THE PROBLEM
Would you print the records below from the first line through the line containing "35.2, 30.0, 23.2];", skipping the pictures?

PROVIDED ENTRIES

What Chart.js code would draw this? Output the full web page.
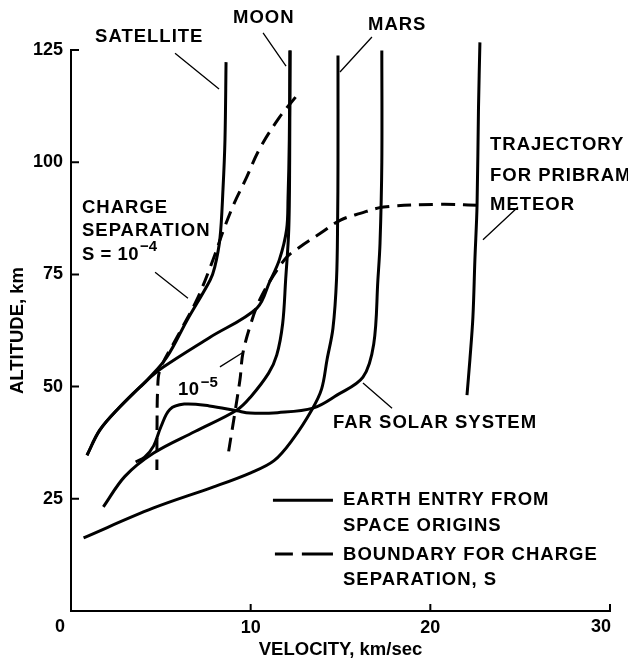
<!DOCTYPE html>
<html>
<head>
<meta charset="utf-8">
<script src="https://cdn.jsdelivr.net/npm/chart.js@4.4.1/dist/chart.umd.min.js"></script>
<style>
  html, body { margin: 0; padding: 0; background: #fff; }
  #wrap { width: 628px; height: 659px; }
</style>
</head>
<body>
<div id="wrap"><canvas id="c" width="628" height="659"></canvas></div>
<script>
// Earth entry trajectories: velocity (km/sec) against altitude (km)
const satelliteVel = [8.63, 8.57, 8.46, 8.29, 8.0, 7.74, 6.46, 5.34, 4.23, 3.84, 2.7, 1.6, 0.89];
const satelliteAlt = [122.3, 105, 94, 83, 76.6, 73.7, 64.8, 56.6, 51.4, 49.9, 45.4, 40.3, 34.7];

const moonUpperVel = [12.19, 12.15, 12.08, 12.0, 11.6, 11.05, 10.35, 7.7, 5.12, 4.23, 2.7, 1.6, 0.89];
const moonUpperAlt = [124.9, 105, 92, 85, 78.3, 73.3, 67.5, 60.9, 54.3, 51.4, 45.4, 40.3, 34.7];

const moonLowerVel = [12.19, 12.17, 12.12, 11.95, 11.78, 11.45, 11.0, 10.0, 9.24, 6.9, 4.6, 3.0, 1.8];
const moonLowerAlt = [124.9, 100, 85, 74, 64, 57, 53, 47.7, 44.8, 40.0, 35.2, 30.0, 23.2];

const marsVel = [14.86, 14.86, 14.84, 14.78, 14.58, 14.25, 13.95, 13.4, 12.35, 11.3, 10.0, 7.9, 4.56, 0.7];
const marsAlt = [123.8, 100, 87, 74, 63, 56, 49.5, 44.8, 38.3, 33.5, 30.8, 27.6, 22.9, 16.3];

const farSolarVel = [17.3, 17.3, 17.2, 17.08, 16.85, 16.25, 14.8, 13.47, 11.5, 9.96, 9.24, 7.7, 6.3, 5.5, 5.0, 4.6, 4.1, 3.6];
const farSolarAlt = [124.9, 100, 82, 73.7, 59.5, 52.1, 48.1, 45.2, 44.2, 44.1, 44.6, 45.7, 46.1, 44.9, 41.0, 36.8, 34.3, 33.2];

const pribramVel = [22.76, 22.68, 22.6, 22.48, 22.37, 22.2, 22.04];
const pribramAlt = [126.7, 112, 90.4, 78.2, 65.5, 55.9, 48.1];

// Boundaries for charge separation S
const chargeS4Vel = [12.5, 11.6, 10.5, 9.7, 9.1, 8.5, 7.9, 7.0, 5.9, 4.95, 4.82, 4.79, 4.78];
const chargeS4Alt = [114.5, 110, 103, 96, 91, 85, 78.2, 69.3, 61.0, 53.7, 49, 42, 31.4];

const chargeS5Vel = [22.6, 20.5, 17.4, 16.1, 15.0, 13.9, 12.74, 12.0, 11.07, 10.5, 10.07, 9.57, 9.4, 8.74];
const chargeS5Alt = [90.4, 90.6, 90.0, 88.6, 87.1, 84.2, 81.1, 78.8, 73.5, 69.3, 64.8, 57.5, 51.4, 34.7];

const velocityTicks = [0, 10, 20, 30];
const altitudeTicks = [25, 50, 75, 100, 125];

const FONT = '"Liberation Sans", Arial, Helvetica, sans-serif';

const pairs = (vel, alt) => vel.map((v, i) => ({ x: v, y: alt[i] }));
const solidLine = (label, vel, alt) => ({
  label, data: pairs(vel, alt), showLine: true, borderColor: '#000', borderWidth: 3,
  pointRadius: 0, tension: 0.35, clip: false, fill: false, borderCapStyle: 'butt'
});
const dashedLine = (label, vel, alt) => ({
  label, data: pairs(vel, alt), showLine: true, borderColor: '#000', borderWidth: 3,
  borderDash: [14, 8], pointRadius: 0, tension: 0.35, clip: false, fill: false, borderCapStyle: 'butt'
});

// Labels, leader lines, inward tick marks and the key
const decorations = {
  id: 'decorations',
  afterDraw(chart) {
    const { ctx, scales: { x, y } } = chart;
    const px = v => x.getPixelForValue(v);
    const py = v => y.getPixelForValue(v);
    ctx.save();
    ctx.strokeStyle = '#000';
    ctx.fillStyle = '#000';

    // inward tick marks
    ctx.lineWidth = 2;
    ctx.beginPath();
    altitudeTicks.forEach(t => { ctx.moveTo(px(0), py(t)); ctx.lineTo(px(0) + 8, py(t)); });
    velocityTicks.slice(1).forEach(t => { ctx.moveTo(px(t), py(0)); ctx.lineTo(px(t), py(0) - 7); });
    ctx.stroke();

    // end labels of the velocity axis
    ctx.font = 'bold 18px ' + FONT;
    ctx.textBaseline = 'middle';
    ctx.textAlign = 'center';
    ctx.fillText('0', px(0) - 11, py(0) + 16);
    ctx.fillText('30', px(30) - 9, py(0) + 16);

    // leader lines
    const leaders = [
      [5.79, 124.3, 8.24, 116.3],
      [10.69, 128.8, 11.97, 121.4],
      [16.75, 127.9, 14.97, 120.1],
      [24.88, 90.0, 22.93, 82.7],
      [4.68, 75.5, 6.51, 69.7],
      [8.29, 54.4, 9.52, 57.5],
      [16.25, 50.8, 17.87, 45.2]
    ];
    ctx.lineWidth = 1.3;
    ctx.beginPath();
    leaders.forEach(([a, b, c, d]) => { ctx.moveTo(px(a), py(b)); ctx.lineTo(px(c), py(d)); });
    ctx.stroke();

    // text labels
    const label = (text, vx, vy, size = 18.5, spacing = 1) => {
      ctx.font = 'bold ' + size + 'px ' + FONT;
      ctx.letterSpacing = spacing + 'px';
      ctx.textAlign = 'left';
      ctx.textBaseline = 'middle';
      ctx.fillText(text, px(vx), py(vy));
      return ctx.measureText(text).width;
    };
    label('SATELLITE', 1.34, 127.9);
    label('MOON', 9.02, 132.1);
    label('MARS', 16.53, 130.7);
    label('TRAJECTORY', 23.32, 103.8);
    label('FOR PRIBRAM', 23.32, 96.9);
    label('METEOR', 23.32, 90.5);
    label('CHARGE', 0.61, 89.9);
    label('SEPARATION', 0.61, 84.8);
    const w4 = label('S = 10', 0.61, 79.3, 18.5, 0.5);
    ctx.font = 'bold 15px ' + FONT;
    ctx.letterSpacing = '0px';
    ctx.fillText('\u22124', px(0.61) + w4 + 1, py(79.3) - 8);
    const w5 = label('10', 5.96, 49.2, 18.5, 0.5);
    ctx.font = 'bold 15px ' + FONT;
    ctx.letterSpacing = '0px';
    ctx.fillText('\u22125', px(5.96) + w5 + 1, py(49.2) - 7);
    label('FAR SOLAR SYSTEM', 14.58, 41.8);

    // key
    label('EARTH ENTRY FROM', 15.14, 24.7);
    label('SPACE ORIGINS', 15.14, 19.05);
    label('BOUNDARY FOR CHARGE', 15.14, 12.48);
    label('SEPARATION, S', 15.14, 7.02);
    ctx.lineWidth = 3;
    ctx.beginPath();
    ctx.moveTo(px(11.24), py(24.7)); ctx.lineTo(px(14.58), py(24.7));
    ctx.moveTo(px(11.35), py(12.7)); ctx.lineTo(px(12.35), py(12.7));
    ctx.moveTo(px(12.85), py(12.7)); ctx.lineTo(px(14.58), py(12.7));
    ctx.stroke();
    ctx.restore();
  }
};

const tickFont = { family: FONT, weight: 'bold', size: 18 };
const titleFont = { family: FONT, weight: 'bold', size: 18.5, lineHeight: 1 };

new Chart(document.getElementById('c'), {
  type: 'scatter',
  data: {
    datasets: [
      solidLine('Satellite', satelliteVel, satelliteAlt),
      solidLine('Moon', moonUpperVel, moonUpperAlt),
      solidLine('Moon (low)', moonLowerVel, moonLowerAlt),
      solidLine('Mars', marsVel, marsAlt),
      solidLine('Far solar system', farSolarVel, farSolarAlt),
      solidLine('Pribram meteor', pribramVel, pribramAlt),
      dashedLine('S = 10^-4', chargeS4Vel, chargeS4Alt),
      dashedLine('S = 10^-5', chargeS5Vel, chargeS5Alt)
    ]
  },
  options: {
    responsive: false,
    animation: false,
    devicePixelRatio: 1,
    layout: { padding: { top: 50, right: 18, bottom: 0, left: 0 } },
    plugins: { legend: { display: false }, tooltip: { enabled: false } },
    scales: {
      x: {
        type: 'linear', position: 'bottom', min: 0, max: 30,
        grid: { display: false, drawTicks: false },
        border: { display: true, color: '#000', width: 2 },
        ticks: {
          stepSize: 10, color: '#000', font: tickFont, padding: 6, maxRotation: 0,
          callback: v => (v === 0 || v === 30) ? '' : v
        },
        title: { display: true, text: 'VELOCITY, km/sec', color: '#000', font: titleFont, padding: { top: 0, bottom: 0 } },
        afterFit: s => { s.height = 48; }
      },
      y: {
        type: 'linear', position: 'left', min: 0, max: 125,
        grid: { display: false, drawTicks: false },
        border: { display: true, color: '#000', width: 2 },
        ticks: {
          stepSize: 25, color: '#000', font: tickFont, padding: 8,
          callback: v => v === 0 ? '' : v
        },
        title: { display: true, text: 'ALTITUDE, km', color: '#000', font: titleFont, padding: { top: 9, bottom: 0 } },
        afterFit: s => { s.width = 71; }
      }
    }
  },
  plugins: [decorations]
});
</script>
</body>
</html>
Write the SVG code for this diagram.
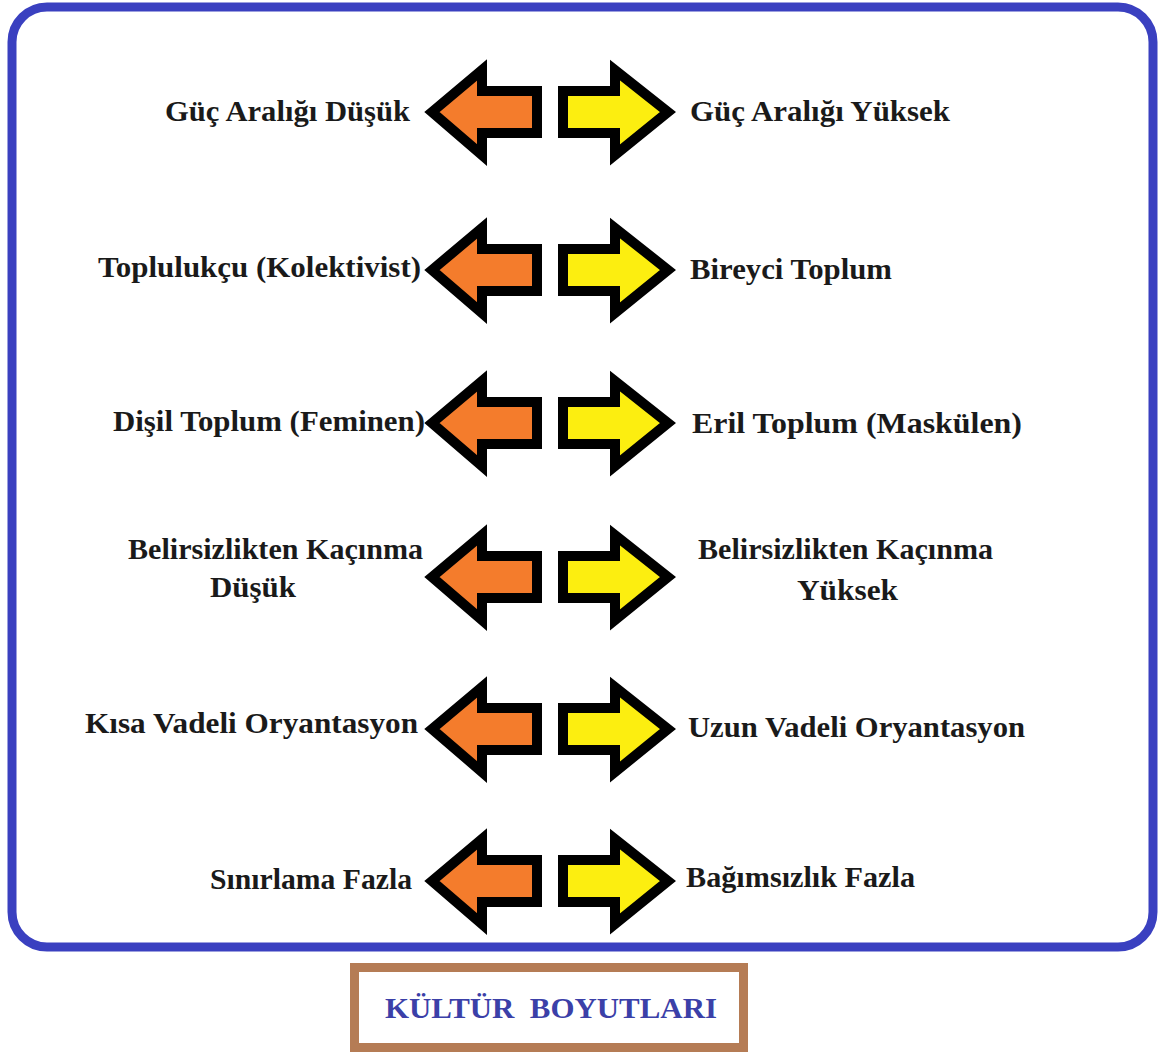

SOLUTION FOR THIS TASK
What Chart.js code would draw this? Output the full web page.
<!DOCTYPE html>
<html>
<head>
<meta charset="utf-8">
<script src="https://cdn.jsdelivr.net/npm/chart.js@4.4.1/dist/chart.umd.min.js"></script>
<style>
  html, body { margin: 0; padding: 0; background: #fff; }
  #wrap { width: 628px; height: 659px; }
</style>
</head>
<body>
<div id="wrap"><canvas id="c" width="628" height="659"></canvas></div>
<script>
// Earth entry trajectories: velocity (km/sec) against altitude (km)
const satelliteVel = [8.63, 8.57, 8.46, 8.29, 8.0, 7.74, 6.46, 5.34, 4.23, 3.84, 2.7, 1.6, 0.89];
const satelliteAlt = [122.3, 105, 94, 83, 76.6, 73.7, 64.8, 56.6, 51.4, 49.9, 45.4, 40.3, 34.7];

const moonUpperVel = [12.19, 12.15, 12.08, 12.0, 11.6, 11.05, 10.35, 7.7, 5.12, 4.23, 2.7, 1.6, 0.89];
const moonUpperAlt = [124.9, 105, 92, 85, 78.3, 73.3, 67.5, 60.9, 54.3, 51.4, 45.4, 40.3, 34.7];

const moonLowerVel = [12.19, 12.17, 12.12, 11.95, 11.78, 11.45, 11.0, 10.0, 9.24, 6.9, 4.6, 3.0, 1.8];
const moonLowerAlt = [124.9, 100, 85, 74, 64, 57, 53, 47.7, 44.8, 40.0, 35.2, 30.0, 23.2];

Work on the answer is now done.